[START Provided material]
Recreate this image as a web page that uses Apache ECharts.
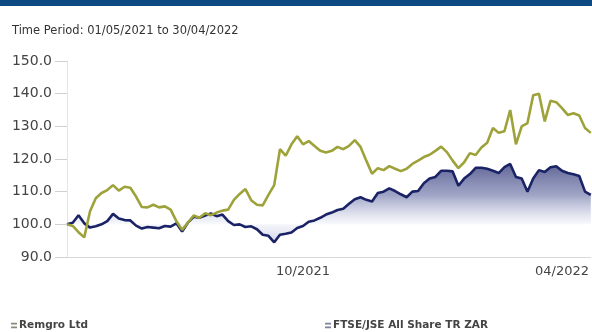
<!DOCTYPE html>
<html>
<head>
<meta charset="utf-8">
<script src="https://cdn.jsdelivr.net/npm/echarts@6/dist/echarts.min.js"></script>
<style>
html,body{margin:0;padding:0;background:#fff;}
#chart{width:592px;height:332px;}
</style>
</head>
<body>
<div id="chart"></div>
<script>
const titleText = 'Time Period: 01/05/2021 to 30/04/2022';
const seriesNames = ['Remgro Ltd', 'FTSE/JSE All Share TR ZAR'];
const yTicks = [90, 100, 110, 120, 130, 140, 150];
const xTickDates = ['2021-10-12', '2022-04-10'];
const xTickLabels = ['10/2021', '04/2022'];

const dates = [
'2021-05-01','2021-05-05','2021-05-09','2021-05-13','2021-05-17','2021-05-21','2021-05-25','2021-05-29',
'2021-06-02','2021-06-06','2021-06-10','2021-06-14','2021-06-18','2021-06-22','2021-06-26','2021-06-30',
'2021-07-04','2021-07-08','2021-07-12','2021-07-16','2021-07-20','2021-07-24','2021-07-28',
'2021-08-01','2021-08-05','2021-08-09','2021-08-13','2021-08-17','2021-08-21','2021-08-25','2021-08-29',
'2021-09-02','2021-09-06','2021-09-10','2021-09-14','2021-09-18','2021-09-22','2021-09-26','2021-09-30',
'2021-10-04','2021-10-08','2021-10-12','2021-10-16','2021-10-20','2021-10-24','2021-10-28',
'2021-11-01','2021-11-05','2021-11-09','2021-11-13','2021-11-17','2021-11-21','2021-11-25','2021-11-29',
'2021-12-03','2021-12-07','2021-12-11','2021-12-15','2021-12-19','2021-12-23','2021-12-27','2021-12-31',
'2022-01-04','2022-01-08','2022-01-12','2022-01-16','2022-01-20','2022-01-24','2022-01-28',
'2022-02-01','2022-02-05','2022-02-09','2022-02-13','2022-02-17','2022-02-21','2022-02-25',
'2022-03-01','2022-03-05','2022-03-09','2022-03-13','2022-03-17','2022-03-21','2022-03-25','2022-03-29',
'2022-04-02','2022-04-06','2022-04-10','2022-04-14','2022-04-18','2022-04-22','2022-04-26','2022-04-30'
];

const remgro = [
100, 99.5, 97.6, 96, 104, 108, 109.6, 110.5,
112, 110.3, 111.5, 111.2, 108.5, 105.3, 105.2, 106,
105.2, 105.5, 104.5, 101, 98.3, 100.5, 102.7,
102, 103.4, 102.8, 103.6, 104.2, 104.5, 107.5, 109.3,
110.8, 107.4, 106, 105.8, 109, 112, 123, 121,
124.5, 127, 124.5, 125.5, 124, 122.5, 122,
122.5, 123.7, 123, 124, 125.8, 123.7, 119.5, 115.5,
117.2, 116.6, 117.8, 117, 116.3, 117, 118.5, 119.5,
120.6, 121.3, 122.5, 123.8, 122.1, 119.5, 117.2,
119, 121.8, 121.2, 123.5, 125, 129.5, 128,
128.5, 135, 124.5, 130, 131, 139.5, 140, 131.5,
137.8, 137.4, 135.6, 133.5, 134, 133.3, 129.5, 128
];

const allShare = [
100, 100.5, 102.8, 100.3, 99, 99.4, 100, 101,
103.2, 101.8, 101.3, 101.2, 99.6, 98.7, 99.2, 99,
98.8, 99.5, 99.3, 100.3, 97.8, 100.5, 102.3,
102, 102.7, 103.3, 102.5, 103, 101, 99.8, 100,
99.2, 99.4, 98.5, 96.8, 96.5, 94.5, 96.8, 97.1,
97.5, 98.9, 99.5, 100.8, 101.2, 102, 103,
103.6, 104.4, 104.8, 106.3, 107.7, 108.3, 107.5, 107,
109.6, 110, 111, 110.2, 109.2, 108.3, 110, 110.2,
112.6, 114, 114.5, 116.4, 116.4, 116.2, 111.8,
114, 115.4, 117.3, 117.3, 117, 116.4, 115.7,
117.5, 118.5, 114.5, 114, 110, 114, 116.6, 116,
117.5, 117.8, 116.4, 115.7, 115.3, 114.8, 110, 109
];

function ts(s){ const p=s.split('-'); return Date.UTC(+p[0], +p[1]-1, +p[2]); }
function pairs(vals){ return dates.map((d,i)=>[ts(d), vals[i]]); }
const tickTs = xTickDates.map(ts);

const chart = echarts.init(document.getElementById('chart'), null, {renderer:'canvas'});
chart.setOption({
  animation: false,
  backgroundColor: '#ffffff',
  graphic: [{
    type: 'rect', left: 0, top: 0, z: 10,
    shape: {width: 592, height: 6},
    style: {fill: '#0d4a82'}
  }],
  title: {
    text: titleText, left: 7, top: 20,
    textStyle: {fontFamily: 'DejaVu Sans', fontSize: 11.5, fontWeight: 'normal', color: '#333'}
  },
  legend: [
    {data: [seriesNames[0]], left: 6, top: 315, itemWidth: 6, itemHeight: 6, itemGap: 0,
     icon: 'path://M0,0H10V3H0Z M0,6H10V9H0Z',
     itemStyle: {color: '#8a8a7a'},
     textStyle: {fontFamily: 'DejaVu Sans', fontWeight: 'bold', fontSize: 10.5, color: '#444', padding: [0,0,0,-3]}},
    {data: [seriesNames[1]], left: 320, top: 315, itemWidth: 6, itemHeight: 6, itemGap: 0,
     icon: 'path://M0,0H10V3H0Z M0,6H10V9H0Z',
     itemStyle: {color: '#7d80a0'},
     textStyle: {fontFamily: 'DejaVu Sans', fontWeight: 'bold', fontSize: 10.5, color: '#444', padding: [0,0,0,-3]}}
  ],
  grid: {left: 67, right: -4, top: 61, bottom: 75},
  xAxis: {
    type: 'value',
    min: ts(dates[0]), max: ts(dates[dates.length-1]),
    axisLine: {show: true, onZero: false, lineStyle: {color: '#d8d8d8', width: 1}},
    axisTick: {show: false},
    splitLine: {show: false},
    axisLabel: {
      customValues: tickTs,
      formatter: function(v){ const i = tickTs.indexOf(v); return i>=0 ? xTickLabels[i] : ''; },
      fontFamily: 'DejaVu Sans', fontSize: 13, color: '#444', margin: 8
    }
  },
  yAxis: {
    type: 'value', min: yTicks[0], max: yTicks[yTicks.length-1], interval: 10,
    axisLine: {show: true, lineStyle: {color: '#e6e6e6'}},
    axisTick: {show: true, length: 12, lineStyle: {color: '#d0d0d0'}},
    splitLine: {show: false},
    axisLabel: {
      formatter: v => v.toFixed(1),
      fontFamily: 'DejaVu Sans', fontSize: 14, color: '#444', margin: 15
    }
  },
  series: [
    {
      name: seriesNames[1], type: 'line', data: pairs(allShare),
      symbol: 'none', z: 2,
      lineStyle: {color: '#1b2367', width: 2.6},
      itemStyle: {color: '#1b2367'},
      areaStyle: {
        origin: 100,
        color: new echarts.graphic.LinearGradient(0, 0, 0, 1, [
          {offset: 0, color: 'rgba(28,36,105,1)'},
          {offset: 0.4, color: 'rgba(95,104,160,0.85)'},
          {offset: 0.76, color: 'rgba(235,237,246,0.6)'},
          {offset: 1, color: 'rgba(170,176,215,0.8)'}
        ])
      }
    },
    {
      name: seriesNames[0], type: 'line', data: pairs(remgro),
      symbol: 'none', z: 3,
      lineStyle: {color: '#9ea23a', width: 2.6},
      itemStyle: {color: '#9ea23a'}
    }
  ]
});
</script>
</body>
</html>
[END Provided material]
(Aim of the exercise): Make an exact reproduction of the listing above, without any pictures.

(The reply):
Recreate this image as a web page that uses Apache ECharts.
<!DOCTYPE html>
<html>
<head>
<meta charset="utf-8">
<script src="https://cdn.jsdelivr.net/npm/echarts@6/dist/echarts.min.js"></script>
<style>
html,body{margin:0;padding:0;background:#fff;}
#chart{width:592px;height:332px;}
</style>
</head>
<body>
<div id="chart"></div>
<script>
const titleText = 'Time Period: 01/05/2021 to 30/04/2022';
const seriesNames = ['Remgro Ltd', 'FTSE/JSE All Share TR ZAR'];
const yTicks = [90, 100, 110, 120, 130, 140, 150];
const xTickDates = ['2021-10-12', '2022-04-10'];
const xTickLabels = ['10/2021', '04/2022'];

const dates = [
'2021-05-01','2021-05-05','2021-05-09','2021-05-13','2021-05-17','2021-05-21','2021-05-25','2021-05-29',
'2021-06-02','2021-06-06','2021-06-10','2021-06-14','2021-06-18','2021-06-22','2021-06-26','2021-06-30',
'2021-07-04','2021-07-08','2021-07-12','2021-07-16','2021-07-20','2021-07-24','2021-07-28',
'2021-08-01','2021-08-05','2021-08-09','2021-08-13','2021-08-17','2021-08-21','2021-08-25','2021-08-29',
'2021-09-02','2021-09-06','2021-09-10','2021-09-14','2021-09-18','2021-09-22','2021-09-26','2021-09-30',
'2021-10-04','2021-10-08','2021-10-12','2021-10-16','2021-10-20','2021-10-24','2021-10-28',
'2021-11-01','2021-11-05','2021-11-09','2021-11-13','2021-11-17','2021-11-21','2021-11-25','2021-11-29',
'2021-12-03','2021-12-07','2021-12-11','2021-12-15','2021-12-19','2021-12-23','2021-12-27','2021-12-31',
'2022-01-04','2022-01-08','2022-01-12','2022-01-16','2022-01-20','2022-01-24','2022-01-28',
'2022-02-01','2022-02-05','2022-02-09','2022-02-13','2022-02-17','2022-02-21','2022-02-25',
'2022-03-01','2022-03-05','2022-03-09','2022-03-13','2022-03-17','2022-03-21','2022-03-25','2022-03-29',
'2022-04-02','2022-04-06','2022-04-10','2022-04-14','2022-04-18','2022-04-22','2022-04-26','2022-04-30'
];

const remgro = [
100, 99.5, 97.6, 96, 104, 108, 109.6, 110.5,
112, 110.3, 111.5, 111.2, 108.5, 105.3, 105.2, 106,
105.2, 105.5, 104.5, 101, 98.3, 100.5, 102.7,
102, 103.4, 102.8, 103.6, 104.2, 104.5, 107.5, 109.3,
110.8, 107.4, 106, 105.8, 109, 112, 123, 121,
124.5, 127, 124.5, 125.5, 124, 122.5, 122,
122.5, 123.7, 123, 124, 125.8, 123.7, 119.5, 115.5,
117.2, 116.6, 117.8, 117, 116.3, 117, 118.5, 119.5,
120.6, 121.3, 122.5, 123.8, 122.1, 119.5, 117.2,
119, 121.8, 121.2, 123.5, 125, 129.5, 128,
128.5, 135, 124.5, 130, 131, 139.5, 140, 131.5,
137.8, 137.4, 135.6, 133.5, 134, 133.3, 129.5, 128
];

const allShare = [
100, 100.5, 102.8, 100.3, 99, 99.4, 100, 101,
103.2, 101.8, 101.3, 101.2, 99.6, 98.7, 99.2, 99,
98.8, 99.5, 99.3, 100.3, 97.8, 100.5, 102.3,
102, 102.7, 103.3, 102.5, 103, 101, 99.8, 100,
99.2, 99.4, 98.5, 96.8, 96.5, 94.5, 96.8, 97.1,
97.5, 98.9, 99.5, 100.8, 101.2, 102, 103,
103.6, 104.4, 104.8, 106.3, 107.7, 108.3, 107.5, 107,
109.6, 110, 111, 110.2, 109.2, 108.3, 110, 110.2,
112.6, 114, 114.5, 116.4, 116.4, 116.2, 111.8,
114, 115.4, 117.3, 117.3, 117, 116.4, 115.7,
117.5, 118.5, 114.5, 114, 110, 114, 116.6, 116,
117.5, 117.8, 116.4, 115.7, 115.3, 114.8, 110, 109
];

function ts(s){ const p=s.split('-'); return Date.UTC(+p[0], +p[1]-1, +p[2]); }
function pairs(vals){ return dates.map((d,i)=>[ts(d), vals[i]]); }
const tickTs = xTickDates.map(ts);

const chart = echarts.init(document.getElementById('chart'), null, {renderer:'canvas'});
chart.setOption({
  animation: false,
  backgroundColor: '#ffffff',
  graphic: [{
    type: 'rect', left: 0, top: 0, z: 10,
    shape: {width: 592, height: 6},
    style: {fill: '#0d4a82'}
  }],
  title: {
    text: titleText, left: 7, top: 20,
    textStyle: {fontFamily: 'DejaVu Sans', fontSize: 11.5, fontWeight: 'normal', color: '#333'}
  },
  legend: [
    {data: [seriesNames[0]], left: 6, top: 315, itemWidth: 6, itemHeight: 6, itemGap: 0,
     icon: 'path://M0,0H10V3H0Z M0,6H10V9H0Z',
     itemStyle: {color: '#8a8a7a'},
     textStyle: {fontFamily: 'DejaVu Sans', fontWeight: 'bold', fontSize: 10.5, color: '#444', padding: [0,0,0,-3]}},
    {data: [seriesNames[1]], left: 320, top: 315, itemWidth: 6, itemHeight: 6, itemGap: 0,
     icon: 'path://M0,0H10V3H0Z M0,6H10V9H0Z',
     itemStyle: {color: '#7d80a0'},
     textStyle: {fontFamily: 'DejaVu Sans', fontWeight: 'bold', fontSize: 10.5, color: '#444', padding: [0,0,0,-3]}}
  ],
  grid: {left: 67, right: -4, top: 61, bottom: 75},
  xAxis: {
    type: 'value',
    min: ts(dates[0]), max: ts(dates[dates.length-1]),
    axisLine: {show: true, onZero: false, lineStyle: {color: '#d8d8d8', width: 1}},
    axisTick: {show: false},
    splitLine: {show: false},
    axisLabel: {
      customValues: tickTs,
      formatter: function(v){ const i = tickTs.indexOf(v); return i>=0 ? xTickLabels[i] : ''; },
      fontFamily: 'DejaVu Sans', fontSize: 13, color: '#444', margin: 8
    }
  },
  yAxis: {
    type: 'value', min: yTicks[0], max: yTicks[yTicks.length-1], interval: 10,
    axisLine: {show: true, lineStyle: {color: '#e6e6e6'}},
    axisTick: {show: true, length: 12, lineStyle: {color: '#d0d0d0'}},
    splitLine: {show: false},
    axisLabel: {
      formatter: v => v.toFixed(1),
      fontFamily: 'DejaVu Sans', fontSize: 14, color: '#444', margin: 15
    }
  },
  series: [
    {
      name: seriesNames[1], type: 'line', data: pairs(allShare),
      symbol: 'none', z: 2,
      lineStyle: {color: '#1b2367', width: 2.6},
      itemStyle: {color: '#1b2367'},
      areaStyle: {
        origin: 100,
        color: new echarts.graphic.LinearGradient(0, 0, 0, 1, [
          {offset: 0, color: 'rgba(28,36,105,1)'},
          {offset: 0.4, color: 'rgba(95,104,160,0.85)'},
          {offset: 0.76, color: 'rgba(235,237,246,0.6)'},
          {offset: 1, color: 'rgba(170,176,215,0.8)'}
        ])
      }
    },
    {
      name: seriesNames[0], type: 'line', data: pairs(remgro),
      symbol: 'none', z: 3,
      lineStyle: {color: '#9ea23a', width: 2.6},
      itemStyle: {color: '#9ea23a'}
    }
  ]
});
</script>
</body>
</html>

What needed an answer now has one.